Hakim MK: Indonesia Bukan Rechtsstaat, tapi Negara Hukum Pancasila

 


Jakarta - Hakim Konstitusi Arief Hidayat menyatakan pembangunan hukum Indonesia bukan mengarah kepada rechtsstaat atau rule of law, melainkan sistem hukum yang berdasarkan kepada Pancasila. Sebab, Indonesia memiliki sila Ketuhanan yang dirujuk, yang hal itu tidak ada dalam sistem rule of law.

"Jadi, kita membangun hukum bukan rechtsstaat, bukan rule of law, tetapi sistem hukum yang berdasarkan kepada Pancasila.
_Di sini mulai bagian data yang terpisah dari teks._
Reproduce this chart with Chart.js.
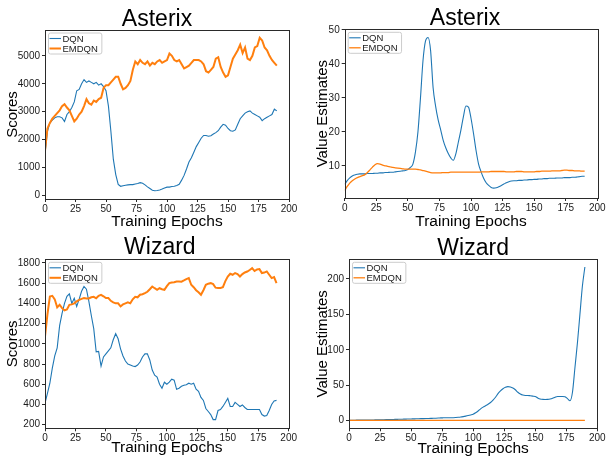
<!DOCTYPE html>
<html>
<head>
<meta charset="utf-8">
<script src="https://cdn.jsdelivr.net/npm/chart.js@4.4.0/dist/chart.umd.min.js"></script>
<style>
  html, body { margin: 0; padding: 0; background: #fff; width: 608px; height: 462px; overflow: hidden; }
  .panel { position: absolute; width: 304px; height: 231px; }
</style>
</head>
<body>
<div class="panel" style="left:0;top:0"><canvas id="astScores" width="304" height="231"></canvas></div>
<div class="panel" style="left:304px;top:0"><canvas id="astValues" width="304" height="231"></canvas></div>
<div class="panel" style="left:0;top:231px"><canvas id="wizScores" width="304" height="231"></canvas></div>
<div class="panel" style="left:304px;top:231px"><canvas id="wizValues" width="304" height="231"></canvas></div>
<script>
// training epochs (every 2nd epoch)
const epochs = [0,2,4,6,8,10,12,14,16,18,20,22,24,26,28,30,32,34,36,38,40,42,44,46,48,50,52,54,56,58,
  60,62,64,66,68,70,72,74,76,78,80,82,84,86,88,90,92,94,96,98,100,102,104,106,108,110,112,114,116,118,
  120,122,124,126,128,130,132,134,136,138,140,142,144,146,148,150,152,154,156,158,160,162,164,166,168,170,
  172,174,176,178,180,182,184,186,188,190];
const seriesNames = ['DQN', 'EMDQN'];
const xTicks = [0, 25, 50, 75, 100, 125, 150, 175, 200];

// Asterix - scores
const asterixDqnScores = [1500,2300,2600,2700,2780,2820,2820,2780,2650,2900,
  3000,3150,3350,3750,3800,4000,4150,4050,4100,4050,
  4000,4050,3950,4000,3900,3750,3200,2300,1300,750,
  400,330,350,370,380,390,390,410,430,460,
  440,380,310,250,190,170,180,200,230,270,
  300,300,320,330,360,400,550,720,950,1200,
  1350,1550,1750,1900,2050,2150,2150,2120,2140,2200,
  2250,2320,2450,2550,2520,2400,2320,2300,2350,2550,
  2750,2850,2950,3000,3030,2950,2900,2850,2800,2680,
  2750,2800,2850,2900,3090,3030];
const asterixEmdqnScores = [1600,2400,2600,2750,2850,2950,3050,3200,3270,3150,
  3050,2850,2650,2750,2900,3000,3200,3450,3300,3250,
  3400,3350,3450,3500,3850,3950,3950,4050,4150,4250,
  4250,4000,3800,3850,3950,4100,4500,4800,4700,4850,
  4750,4700,4800,4650,4750,4700,4800,4850,4750,4800,
  4850,5080,5000,4850,4800,4850,4700,4550,4600,4650,
  4750,4850,4850,4850,4800,4700,4450,4400,4500,4600,
  4900,4950,4600,4400,4250,4300,4600,4900,5050,5200,
  5400,5100,5300,4900,4850,5000,5300,5350,5650,5550,
  5300,5200,5000,4850,4750,4650];
const asterixScoreTicks = [0, 1000, 2000, 3000, 4000, 5000];

// Asterix - value estimates
const asterixDqnValues = [4.5,5.6,6.4,7.0,7.3,7.5,7.6,7.6,7.6,7.7,
  7.7,7.7,7.8,7.8,7.9,7.9,8.0,8.0,8.1,8.1,
  8.2,8.3,8.4,8.5,8.6,8.9,9.5,10.5,14,20,
  30,41,46.8,47.8,44,33,27.5,23.5,20.6,17.5,
  15.3,13.6,12.3,11.6,13.5,17,20.5,24.5,27.6,27.3,
  24,19.5,14.5,10.5,8.2,6.3,5,4.2,3.6,3.4,
  3.5,3.8,4.2,4.6,5.0,5.3,5.5,5.6,5.6,5.7,
  5.7,5.8,5.8,5.9,5.9,6.0,6.0,6.1,6.1,6.2,
  6.2,6.3,6.3,6.3,6.4,6.4,6.4,6.5,6.5,6.5,
  6.6,6.6,6.7,6.8,6.9,6.9];
const asterixEmdqnValues = [2.7,3.9,4.9,5.6,6.1,6.5,6.8,7.1,7.4,8.0,
  8.8,9.6,10.3,10.6,10.5,10.2,10.0,9.8,9.7,9.5,
  9.4,9.3,9.2,9.1,9.0,9.0,9.0,9.0,9.0,8.9,
  8.8,8.6,8.4,8.2,8.0,7.9,7.9,7.9,7.9,8.0,
  8.0,8.0,8.1,8.1,8.1,8.1,8.1,8.1,8.1,8.1,
  8.1,8.1,8.1,8.1,8.2,8.2,8.2,8.2,8.3,8.3,
  8.3,8.3,8.3,8.3,8.2,8.2,8.2,8.2,8.3,8.3,
  8.3,8.2,8.2,8.2,8.2,8.2,8.3,8.3,8.4,8.4,
  8.4,8.4,8.5,8.5,8.5,8.5,8.6,8.7,8.7,8.6,
  8.6,8.5,8.5,8.5,8.4,8.4];
const asterixValueTicks = [10, 20, 30, 40, 50];

// Wizard - scores
const wizardDqnScores = [414,510,610,760,880,960,1180,1300,1400,1470,
  1495,1400,1450,1370,1440,1520,1567,1540,1420,1280,
  1150,920,925,780,870,900,930,960,1040,1100,
  1050,950,880,830,800,790,780,775,790,820,
  870,900,900,840,740,690,670,600,560,620,
  600,620,650,640,550,560,580,590,595,610,
  600,610,550,530,470,440,360,330,300,250,
  250,340,350,380,420,460,380,380,420,400,
  380,395,370,350,350,350,350,350,350,300,
  285,290,340,400,435,440];
const wizardEmdqnScores = [1073,1290,1468,1475,1440,1360,1386,1353,1330,1340,
  1386,1390,1400,1420,1435,1445,1452,1448,1448,1460,
  1465,1450,1475,1485,1470,1452,1452,1425,1410,1400,
  1400,1370,1390,1400,1410,1400,1440,1465,1460,1485,
  1490,1501,1515,1540,1567,1550,1534,1550,1540,1534,
  1570,1600,1607,1610,1617,1617,1615,1627,1640,1650,
  1584,1560,1530,1510,1485,1530,1584,1595,1600,1590,
  1555,1551,1553,1560,1620,1665,1693,1683,1700,1690,
  1666,1690,1706,1715,1730,1749,1720,1735,1739,1700,
  1705,1716,1683,1650,1660,1600];
const wizardScoreTicks = [200, 400, 600, 800, 1000, 1200, 1400, 1600, 1800];

// Wizard - value estimates
const wizardDqnValues = [0.5,0.5,0.5,0.6,0.6,0.7,0.7,0.8,0.8,0.9,
  0.9,1.0,1.0,1.1,1.2,1.3,1.4,1.5,1.6,1.7,
  1.8,1.9,2.0,2.1,2.2,2.3,2.4,2.5,2.6,2.7,
  2.8,2.9,3.0,3.1,3.2,3.4,3.6,3.8,3.9,4.0,
  4.0,4.0,4.1,4.3,4.6,5.0,5.6,6.3,7.1,8.0,
  9.0,11,13.5,16.5,19,21,23,25.5,29,33,
  38,42,45,47,48,47.5,46,43.5,40,37.5,
  36,35.5,35.5,35,34.5,34,32,30.5,30,29.8,
  30,30.5,31.5,33,34,34,34,33.5,31,28,
  40,75,110,150,190,217];
const wizardEmdqnValues = [0.3,0.3,0.3,0.3,0.3,0.3,0.3,0.3,0.3,0.3,
  0.3,0.3,0.3,0.3,0.3,0.3,0.3,0.3,0.3,0.3,
  0.3,0.3,0.3,0.3,0.3,0.3,0.3,0.3,0.3,0.3,
  0.3,0.3,0.3,0.3,0.3,0.3,0.3,0.3,0.3,0.3,
  0.3,0.3,0.3,0.3,0.3,0.3,0.3,0.3,0.3,0.3,
  0.3,0.3,0.3,0.3,0.3,0.3,0.3,0.3,0.3,0.3,
  0.3,0.3,0.3,0.3,0.3,0.3,0.3,0.3,0.3,0.3,
  0.3,0.3,0.3,0.3,0.3,0.3,0.3,0.3,0.3,0.3,
  0.3,0.3,0.3,0.3,0.3,0.3,0.3,0.3,0.3,0.3,
  0.3,0.3,0.3,0.3,0.3,0.3];
const wizardValueTicks = [0, 50, 100, 150, 200];

const FONT = '"Liberation Sans", Arial, Helvetica, sans-serif';
const BLUE = '#1f77b4', ORANGE = '#ff7f0e', INK = '#1a1a1a';

// box around the plot (all four spines)
const frame = {
  id: 'frame',
  afterDraw(chart) {
    const { ctx, chartArea: a } = chart;
    ctx.save();
    ctx.strokeStyle = '#2a2a2a';
    ctx.lineWidth = 1;
    ctx.strokeRect(Math.round(a.left) + 0.5, Math.round(a.top) + 0.5,
      Math.round(a.right - a.left), Math.round(a.bottom - a.top));
    ctx.restore();
  }
};

// title drawn over the plot, slightly shifted like in the figure
const panelTitle = {
  id: 'panelTitle',
  afterDraw(chart, args, opts) {
    const { ctx, chartArea: a } = chart;
    ctx.save();
    ctx.font = '23px ' + FONT;
    ctx.fillStyle = '#000';
    ctx.textAlign = 'center';
    ctx.textBaseline = 'alphabetic';
    ctx.fillText(opts.text, (a.left + a.right) / 2 + opts.dx, opts.baseline);
    ctx.restore();
  }
};

// small legend box in the upper left corner of the plot
const cornerLegend = {
  id: 'cornerLegend',
  afterDraw(chart) {
    const { ctx, chartArea: a } = chart;
    const x = a.left + 3, y = a.top + 2.5;
    ctx.save();
    ctx.font = '9.5px ' + FONT;
    const tw = Math.max(...chart.data.datasets.map(d => ctx.measureText(d.label).width));
    const w = 15 + tw + 3, h = 21;
    ctx.beginPath();
    ctx.roundRect(x + 0.5, y + 0.5, w, h, 2);
    ctx.fillStyle = 'rgba(255,255,255,0.85)';
    ctx.fill();
    ctx.strokeStyle = '#cccccc';
    ctx.lineWidth = 1;
    ctx.stroke();
    chart.data.datasets.forEach((d, i) => {
      const ry = y + 6 + i * 10;
      ctx.beginPath();
      ctx.moveTo(x + 1.5, ry);
      ctx.lineTo(x + 13, ry);
      ctx.strokeStyle = d.borderColor;
      ctx.lineWidth = d.borderWidth;
      ctx.stroke();
      ctx.fillStyle = INK;
      ctx.textBaseline = 'middle';
      ctx.fillText(d.label, x + 14.5, ry + 0.5);
    });
    ctx.restore();
  }
};

function points(vals) {
  return epochs.map((e, i) => ({ x: e, y: vals[i] }));
}

function makePanel(id, p) {
  const tickFont = { family: FONT, size: 10 };
  return new Chart(document.getElementById(id), {
    type: 'line',
    data: {
      datasets: [
        { label: seriesNames[0], data: points(p.dqn), borderColor: BLUE, borderWidth: 1.1, order: 1 },
        { label: seriesNames[1], data: points(p.emdqn), borderColor: ORANGE, borderWidth: p.orangeWidth, order: 0 }
      ]
    },
    options: {
      responsive: false,
      animation: false,
      events: [],
      elements: { point: { radius: 0 }, line: { tension: p.tension, cubicInterpolationMode: p.tension ? 'monotone' : 'default' } },
      layout: { padding: { left: 0, top: p.top, right: p.right, bottom: 0 } },
      plugins: {
        legend: { display: false },
        tooltip: { enabled: false },
        panelTitle: { text: p.title, dx: p.titleDx, baseline: p.titleBase }
      },
      scales: {
        x: {
          type: 'linear', min: 0, max: 200,
          afterBuildTicks: s => { s.ticks = xTicks.map(v => ({ value: v })); },
          afterFit: s => { s.height = p.xh; },
          ticks: { autoSkip: false, maxRotation: 0, padding: 1, font: tickFont, color: INK, callback: v => String(v) },
          grid: { display: true, drawOnChartArea: false, drawTicks: true, tickLength: 3, color: '#2a2a2a' },
          border: { display: false },
          title: { display: true, text: 'Training Epochs', font: { family: FONT, size: 15.5 }, color: '#000', padding: { top: 0, bottom: p.xTitlePad } }
        },
        y: {
          type: 'linear', min: p.yMin, max: p.yMax,
          afterBuildTicks: s => { s.ticks = p.yTicks.map(v => ({ value: v })); },
          afterFit: s => { s.width = p.yw; },
          ticks: { autoSkip: false, padding: 2, font: tickFont, color: INK, callback: v => String(v) },
          grid: { display: true, drawOnChartArea: false, drawTicks: true, tickLength: 3, color: '#2a2a2a' },
          border: { display: false },
          title: { display: true, text: p.ylabel, font: { family: FONT, size: 15 }, color: '#000', padding: { top: p.yTitlePad, bottom: 0 } }
        }
      }
    },
    plugins: [frame, panelTitle, cornerLegend]
  });
}

makePanel('astScores', {
  title: 'Asterix', titleDx: -10, titleBase: 26, ylabel: 'Scores',
  dqn: asterixDqnScores, emdqn: asterixEmdqnScores, orangeWidth: 2, tension: 0,
  yMin: -125, yMax: 5925, yTicks: asterixScoreTicks,
  top: 30, right: 15, yw: 45, xh: 32, yTitlePad: 4, xTitlePad: 0
});
makePanel('astValues', {
  title: 'Asterix', titleDx: -6, titleBase: 25, ylabel: 'Value Estimates',
  dqn: asterixDqnValues, emdqn: asterixEmdqnValues, orangeWidth: 1.3, tension: 0.4,
  yMin: 0.5, yMax: 50.2, yTicks: asterixValueTicks,
  top: 29.3, right: 10.7, yw: 40.7, xh: 33, yTitlePad: 10, xTitlePad: 0
});
makePanel('wizScores', {
  title: 'Wizard', titleDx: -7, titleBase: 23.3, ylabel: 'Scores',
  dqn: wizardDqnScores, emdqn: wizardEmdqnScores, orangeWidth: 2, tension: 0,
  yMin: 164, yMax: 1836, yTicks: wizardScoreTicks,
  top: 28.3, right: 15.3, yw: 45, xh: 33.7, yTitlePad: 4, xTitlePad: 5
});
makePanel('wizValues', {
  title: 'Wizard', titleDx: 0, titleBase: 24, ylabel: 'Value Estimates',
  dqn: wizardDqnValues, emdqn: wizardEmdqnValues, orangeWidth: 1.3, tension: 0.4,
  yMin: -10.9, yMax: 227.8, yTicks: wizardValueTicks,
  top: 28.3, right: 10.7, yw: 45, xh: 33.7, yTitlePad: 10, xTitlePad: 4
});
</script>
</body>
</html>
Berhukum dengan mata Pancasila dan Demokrasi Pancasila," kata Arief sebagaimana dilansir website MK, Minggu (12/9/2021).

Arief membeberkan alasannya memilih Hukum Pancasila dan bukan rechtsstaat, yaitu Indonesia berbeda dengan negara demokrasi yang lain. Karena negara lain merupakan negara sekuler yang memisahkan kehidupan negara dengan kehidupan pengakuan kepada Tuhan Yang Mahakuasa.

"Konstitusi Indonesia terdiri dari pembukaan dan pasal-pasal. Artinya pasal-pasal itu diikat oleh pembukaan. Pasal-pasal itu didasarkan oleh Pembukaan UUD khususnya alinea keempat," kata Arief.

Arief menjelaskan, dalam alinea keempat UUD 1945 ditegaskan tujuan, visi, dan misi negara. Untuk dapat mencapai visi-misi negara tersebut, Indonesia harus berdasarkan lima sila yang selanjutnya disebut sebagai Pancasila. Menurut Arief, Pancasila itu memayungi dan menyinari pasal-pasal UUD 1945.

"Ini yang belum dibahas banyak orang dari kacamata yang lain, misalnya Indonesia itu menyejahterakan rakyatnya tetapi kesejahteraan Indonesia juga berbeda. Kalau negara sekuler lebih banyak kesejahteraannya diarahkan kesejahteraan yang bersifat lahir. Indonesia kesejahteraannya lahir dan batin. Karena di visi, misi, tujuan negara itu harus disinari dengan sinar Pancasila," terang Arief.

Lebih lanjut Arief mengatakan, hal yang sama juga pada demokrasi konstitusional yang berketuhanan. Menurut Arief, sila pertama Pancasila tidak memisahkan antara kehidupan negara dengan kehidupan beragama atau kepercayaan bangsa Indonesia kepada Tuhan Yang Maha Kuasa sehingga negara Indonesia bukan negara yang sekuler.

"Demokrasi konstitusional Indonesia bukan sekuler, tetapi yang berketuhanan," cetus Arief.

Sementara itu, Ketua MK Anwar Usman menyatakan salah satu penanda sebuah negara demokrasi konstitusional adalah adanya pelaksanaan pemilu yang demokratis.

"Konstitusi kita telah menetapkan neraca kedemokratisan penyelenggaraan pemilu. Artinya, pemilu dikatakan demokratis apabila memenuhi asas-asas pemilu yang langsung, umum, bebas, rahasia, jujur, dan adil. Hal inilah yang menjadi core value dalam penyelenggaraan pemilu," ucap Anwar.

Pemilu yang tidak dilaksanakan berdasarkan asas-asas ini, meskipun dilaksanakan secara demokratis karena diselenggarakan langsung, namun jika abai terhadap kelima asas lainnya dan nilai-nilai Pancasila, maka pemilu seperti ini akan menimbulkan cacat dan noda pada kanvas demokrasi negara kita.

"pemilu yang demokratis tidak hanya dimaknai apabila pemilu itu diselenggarakan secara langsung, tetapi juga perlu dimaknai jika pemilu itu diselenggarakan berdasarkan nilai yang termaktub dalam asas-asas pemilu sebagaimana diatur dalam Pasal 22E UUD 1945, yakni memenuhi asas langsung, umum, bebas, rahasia, jujur dan adil. Selain itu, nilai-nilai Pancasila sebagai philosofische grondslag juga harus dijadikan ruh dalam setiap penyelenggaraan pemilu agar pemilu yang dilaksanakan tidak anarkis dan tetap demokratis serta lebih beretika, santun dan bermoral," pungkas Anwar.